According to this principle, for instance, the morphic dynamics of the eurycosm generally stays out of the way of the different, more rigid dynamics that characterize our ordinary spacetime (considering our spacetime continuum as an example of an autopoietic pattern system existing within the eurycosm). But when a phenomenon is simply too complex or too well obscured to be observed by a certain complex observer, this is where the broader dynamics of the eurycosm “leak through.”

Among the complex systems to which these morphic dynamics apply are human beings:

Principle 21. Individual human minds existing in our spacetime continuum, have analogues outside our physical universe in the eurycosm.
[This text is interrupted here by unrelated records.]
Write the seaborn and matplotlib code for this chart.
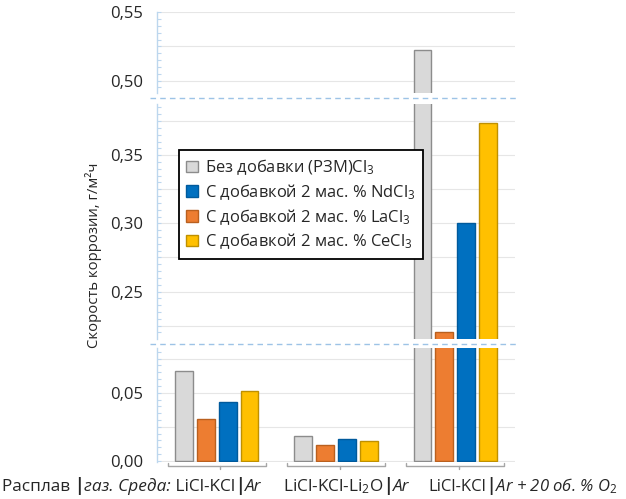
import numpy as np
import pandas as pd
import matplotlib
matplotlib.use("Agg")
import matplotlib.pyplot as plt
import seaborn as sns
from matplotlib.patches import Patch
from matplotlib.lines import Line2D
from matplotlib.ticker import MultipleLocator, FixedLocator, FixedFormatter

# ---------------- data ----------------
categories = ["LiCl-KCl|Ar", "LiCl-KCl-Li2O|Ar", "LiCl-KCl|Ar+20O2"]
series = ["Без добавки (РЗМ)Cl$_3$",
          "С добавкой 2 мас. % LaCl$_3$",
          "С добавкой 2 мас. % NdCl$_3$",
          "С добавкой 2 мас. % CeCl$_3$"]
val_none = [0.066, 0.0184, 0.522]
val_la = [0.0307, 0.0115, 0.2205]
val_nd = [0.0434, 0.0157, 0.3005]
val_ce = [0.0515, 0.0145, 0.3735]
legend_order = [0, 2, 1, 3]

face_colors = ["#d9d9d9", "#ed7d31", "#0070c0", "#ffc000"]
edge_colors = ["#8c8c8c", "#b9601f", "#005a9c", "#bf9000"]

rows = []
for s, vals in zip(series, [val_none, val_la, val_nd, val_ce]):
    for c, v in zip(categories, vals):
        rows.append({"cat": c, "series": s, "value": v})
df = pd.DataFrame(rows)

# ---------------- figure ----------------
sns.set_theme(style="white")
plt.rcParams["font.family"] = ["Open Sans", "DejaVu Sans"]
plt.rcParams["mathtext.fontset"] = "custom"
plt.rcParams["mathtext.rm"] = "Open Sans"
plt.rcParams["mathtext.it"] = "Open Sans:italic"

W, H = 626, 499
fig = plt.figure(figsize=(W / 100, H / 100), dpi=100)
fig.patch.set_facecolor("white")

def fx(px):
    return px / W

def fy(py):
    return 1 - py / H

left_px, width_px = 157, 358
px_per = 68.2 / 0.05  # pixels per data unit

# segments: (top pixel, bottom pixel, top value)
segments = [
    (12.3, 93.0, 0.55, [0.50, 0.55], np.arange(0.50, 0.551, 0.025)),
    (104.0, 339.0, 0.3875, [0.25, 0.30, 0.35], np.arange(0.225, 0.376, 0.025)),
    (348.0, 461.5, None, [0.0, 0.05], np.arange(0.0, 0.076, 0.025)),
]

axes = []
for (tp, bp, topv, ticks, grids) in segments:
    ax = fig.add_axes([fx(left_px), fy(bp), width_px / W, (bp - tp) / H])
    if topv is None:
        lo = -0.6 / px_per
        hi = lo + (bp - tp) / px_per
    else:
        hi = topv
        lo = hi - (bp - tp) / px_per
    for g in grids:
        ax.axhline(g, color="#e6e6e6", lw=0.8, zorder=0)
    sns.barplot(data=df, x="cat", y="value", hue="series", order=categories,
                hue_order=series, palette=face_colors, saturation=1,
                width=0.733, gap=0.18,
                linewidth=1.0, ax=ax, legend=False, zorder=2)
    for cont, ec in zip(ax.containers, edge_colors):
        for p in cont:
            p.set_edgecolor(ec)
    ax.set_ylim(lo, hi)
    ax.set_xlim(-0.5, 2.5)
    ax.set_xlabel("")
    ax.set_ylabel("")
    ax.set_xticks([])
    for sp in ["top", "right", "bottom"]:
        ax.spines[sp].set_visible(False)
    ax.spines["left"].set_color("#bdd7ee")
    ax.spines["left"].set_linewidth(1.0)
    ax.yaxis.set_major_locator(FixedLocator(ticks))
    ax.yaxis.set_major_formatter(FixedFormatter([f"{t:.2f}".replace(".", ",") for t in ticks]))
    ax.yaxis.set_minor_locator(MultipleLocator(0.005))
    ax.tick_params(axis="y", which="both", direction="in", color="#bdd7ee",
                   length=3, width=0.8, left=True, labelsize=12,
                   labelcolor="#262626", pad=10)
    ax.patch.set_alpha(0)
    axes.append(ax)

# break markers
for yb in [97.5, 343.5]:
    fig.add_artist(Line2D([fx(150), fx(517)], [fy(yb), fy(yb)], color="#9dc3e6",
                          lw=1.0, ls=(0, (4, 3))))

# category brackets under bottom axis
axb = axes[2]
tr = axb.get_xaxis_transform()
yb = -(466 - 461.5) / (461.5 - 348.0)
tick_h = 3.0 / (461.5 - 348.0)
for i in range(len(categories)):
    xl, xr = i - 0.41, i + 0.41
    axb.plot([xl, xl, xr, xr], [yb + tick_h, yb, yb, yb + tick_h], transform=tr,
             color="#a6a6a6", lw=1.0, clip_on=False, solid_capstyle="round")
    axb.plot([i + 0.03, i + 0.03], [yb, yb - tick_h], transform=tr,
             color="#a6a6a6", lw=1.0, clip_on=False)

# y label
fig.text(fx(94), fy(255), "Скорость коррозии, г/м²ч", rotation=90,
         ha="center", va="center", fontsize=10.7, color="#262626")

# legend
handles = [Patch(facecolor=face_colors[i], edgecolor=edge_colors[i], lw=1.0)
           for i in legend_order]
labels = [series[i] for i in legend_order]
leg = fig.legend(handles, labels, loc="upper left",
                 bbox_to_anchor=(fx(179), fy(150)), bbox_transform=fig.transFigure,
                 fontsize=11.9, frameon=True, fancybox=False, borderaxespad=0,
                 handlelength=0.7, handleheight=0.7, handletextpad=0.45,
                 labelspacing=0.3, borderpad=0.45)
leg.get_frame().set_edgecolor("black")
leg.get_frame().set_linewidth(1.3)
leg.get_frame().set_facecolor("white")
leg.get_frame().set_alpha(1)
for t in leg.get_texts():
    t.set_color("#262626")

# x-category labels with mixed styles
renderer = fig.canvas.get_renderer()

def rich(x_px, y_px, parts, size=12.4):
    x = x_px
    for s, kw in parts:
        t = fig.text(fx(x), fy(y_px), s, fontsize=size, ha="left", va="baseline",
                     color="#262626", **kw)
        bb = t.get_window_extent(renderer=renderer)
        x += bb.width

reg = {}
bold = {"fontweight": "bold"}
ital = {"style": "italic"}
rich(2, 491, [("Расплав ", reg), ("|", bold), ("газ. Среда:", ital),
              (" LiCl-KCl", reg), ("|", bold), ("Ar", ital)])
rich(283, 491, [("LiCl-KCl-Li$_2$O", reg), ("|", bold), ("Ar", ital)])
rich(428, 491, [("LiCl-KCl", reg), ("|", bold), ("Ar + 20 об. % O$_2$", ital)],
     size=12.0)

fig.savefig("out.png", dpi=100, facecolor="white")
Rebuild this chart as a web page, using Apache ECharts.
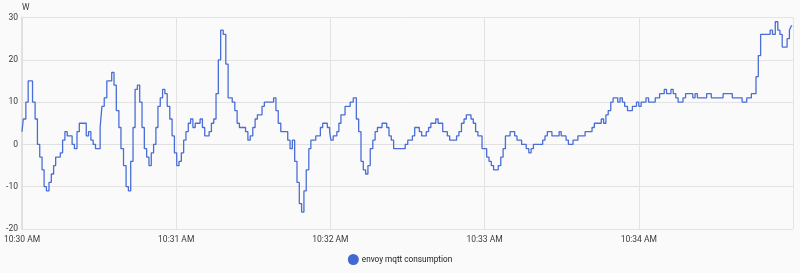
<!DOCTYPE html>
<html>
<head>
<meta charset="utf-8">
<script src="https://cdn.jsdelivr.net/npm/echarts@6/dist/echarts.min.js"></script>
<style>
  html, body { margin: 0; padding: 0; background: #fafafa; }
  #chart { width: 800px; height: 273px; }
</style>
</head>
<body>
<div id="chart"></div>
<script>
// seconds after 10:30:00 at which the reading changes
const times = [
  0,0.5,1.5,2.4,4.1,5.1,6.0,6.9,7.8,8.6,
  9.5,10.5,11.4,12.3,13.1,14.9,15.8,16.7,17.6,19.5,
  20.4,21.4,22.3,25.0,25.9,26.8,27.7,28.6,30.4,31.1,
  32.0,33.0,34.9,35.8,36.7,37.7,38.5,39.5,40.5,41.4,
  42.3,43.2,44.0,44.9,45.8,46.7,47.6,48.5,49.4,50.3,
  51.2,52.1,52.9,53.8,54.7,55.6,56.5,57.5,58.4,59.3,
  60.2,61.1,62.0,62.9,63.8,64.7,65.6,66.5,67.4,69.3,
  70.2,71.1,72.8,73.7,74.6,75.5,76.4,77.3,78.3,79.3,
  80.2,81.8,82.8,83.7,84.6,87.0,87.9,88.8,89.8,90.7,
  91.6,93.4,94.3,97.9,98.8,99.7,100.7,103.4,104.3,105.2,
  106.1,107.0,107.9,108.8,109.7,110.6,111.6,112.4,114.3,116.1,
  117.0,118.8,119.7,120.2,121.1,122.5,123.3,124.1,125.7,127.7,
  128.9,130.1,131.0,131.9,132.8,133.7,134.6,135.5,136.5,137.4,
  138.3,140.1,141.9,142.8,143.7,144.6,149.1,150.1,151.9,152.8,
  154.6,155.5,157.3,158.2,159.1,161.0,161.9,163.7,165.5,166.4,
  169.1,170.0,171.0,172.0,172.9,174.7,175.6,176.5,177.4,179.0,
  180.8,181.7,182.6,183.5,185.3,186.3,187.2,188.1,189.9,191.7,
  192.6,194.4,196.2,197.2,198.1,199.0,202.6,203.5,204.4,206.2,
  209.0,209.8,211.7,212.6,214.4,216.3,219.1,221.8,222.7,225.4,
  226.3,227.2,228.1,229.1,230.0,231.8,232.7,233.6,234.5,235.6,
  237.5,239.1,240.0,240.9,242.8,243.8,246.4,248.1,249.9,250.8,
  252.5,253.4,254.4,255.3,257.2,258.2,261.0,261.9,262.8,266.4,
  268.2,272.8,276.4,280.2,282.0,283.8,285.6,286.5,287.4,291.1,
  292.0,293.1,294.1,294.9,295.8,297.7,298.6,299.3,299.7
];
// consumption in W
const values = [
  3,6,10,15,10,6,0,-3,-6,-10,
  -11,-9,-7,-5,-3,-2,1,3,2,0,
  -1,3,5,2,3,1,0,-1,4,9,
  11,15,17,14,8,4,-1,-5,-10,-11,
  -4,4,13,14,10,4,-1,-3,-5,-2,
  0,4,9,11,13,12,9,6,2,-2,
  -5,-4,-2,1,3,5,6,4,5,6,
  4,2,3,5,6,12,20,27,26,19,
  11,10,8,5,4,3,1,2,4,6,
  7,9,10,11,8,5,3,1,-1,1,
  -4,-9,-14,-16,-11,-6,-1,1,2,4,
  5,4,3,1,2,3,5,7,9,10,
  11,6,3,-4,-6,-7,-5,-1,1,3,
  4,5,4,2,1,-1,0,1,2,4,
  3,2,3,4,5,6,5,3,2,1,
  2,3,5,6,7,6,5,3,2,-1,
  -3,-4,-5,-6,-5,-3,-1,2,3,2,
  1,0,-1,-2,-1,0,1,2,3,2,
  3,2,1,0,1,2,3,4,5,6,
  5,7,8,10,11,10,11,10,9,8,
  9,10,9,10,11,10,11,12,13,12,
  13,12,11,10,11,12,11,12,11,12,
  11,12,11,10,11,12,16,21,26,27,
  26,29,27,26,23,25,27,28,28
];
const seriesName = 'envoy mqtt consumption';
const unit = 'W';
const yTicks = { min: -20, max: 30, step: 10 };
const startTime = new Date(2024, 0, 1, 10, 30, 0).getTime();
const spanMinutes = 5;

const data = times.map((t, i) => [startTime + t * 1000, values[i]]);

function fmtTime(val) {
  const d = new Date(val);
  let h = d.getHours();
  const m = d.getMinutes();
  const ap = h >= 12 ? 'PM' : 'AM';
  h = h % 12 || 12;
  return h + ':' + String(m).padStart(2, '0') + ' ' + ap;
}

const chart = echarts.init(document.getElementById('chart'), null, { renderer: 'canvas' });
chart.setOption({
  backgroundColor: '#fafafa',
  animation: false,
  textStyle: { fontFamily: 'Roboto' },
  grid: { left: 22, right: 7, top: 17.5, bottom: 44, containLabel: false },
  legend: {
    bottom: 3,
    left: 'center',
    icon: 'circle',
    itemWidth: 11,
    itemHeight: 11,
    itemGap: 10,
    textStyle: { fontSize: 8.2, color: '#212121', fontFamily: 'Roboto', padding: [0, 0, 0, -2] },
    data: [seriesName]
  },
  xAxis: {
    type: 'time',
    min: startTime,
    max: startTime + spanMinutes * 60000,
    interval: 60000,
    minInterval: 60000,
    maxInterval: 60000,
    axisLine: { show: true, lineStyle: { color: '#e0e0e0', width: 1 } },
    axisTick: { show: false },
    splitLine: { show: true, lineStyle: { color: '#e3e3e3', width: 1 } },
    axisLabel: {
      fontSize: 8.5,
      color: '#3a3a3a',
      margin: 6,
      showMaxLabel: false,
      hideOverlap: false,
      formatter: fmtTime
    }
  },
  yAxis: {
    type: 'value',
    min: yTicks.min,
    max: yTicks.max,
    interval: yTicks.step,
    name: unit,
    nameLocation: 'end',
    nameGap: 5,
    nameTextStyle: { fontSize: 8.5, color: '#3a3a3a', align: 'left', padding: [0, 0, 0, 0] },
    axisLine: { show: true, lineStyle: { color: '#e0e0e0', width: 2 } },
    axisTick: { show: false },
    splitLine: { show: true, lineStyle: { color: '#e3e3e3', width: 1 } },
    axisLabel: { fontSize: 8.5, color: '#3a3a3a', margin: 4 }
  },
  series: [{
    name: seriesName,
    type: 'line',
    step: 'end',
    showSymbol: false,
    symbol: 'circle',
    color: '#4269d0',
    lineStyle: { width: 1.3, color: '#4a6ed6' },
    data: data
  }]
});
</script>
</body>
</html>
The dynamics of the eurycosm-analogue of a physical-universe human mind, sometimes leaks into the physical universe and affects the dynamics of the analogous human mind, or other associated human minds.

So in this perspective, individual human minds – like you and me – are to be viewed as having (metaphorically speaking) one food in this physical spacetime continuum, and one foot elsewhere in the eurycosm. Since raw consciousness is viewed as an ambient aspect of everything in the eurycosm, this means that an individual human consciousness is partly inside and partly outside our physical universe.

I have referred to “mind” above but of course, there is no rigid boundary between human mind and human body. From a physical spacetime perspective, the mind of a system like a human being is effectively viewed as the fuzzy set of patterns associated with that physical system, which includes patterns at varying levels of abstraction.

Exactly which patterns in our physical universe are reflected in the outside eurycosm to which degrees, is not at all clear to me at this point in time. We need a far better science (or trans-science of some sort) of the eurycosm to explore and explain such things definitively. But I will attempt to say some useful things on these topics in a later chapter.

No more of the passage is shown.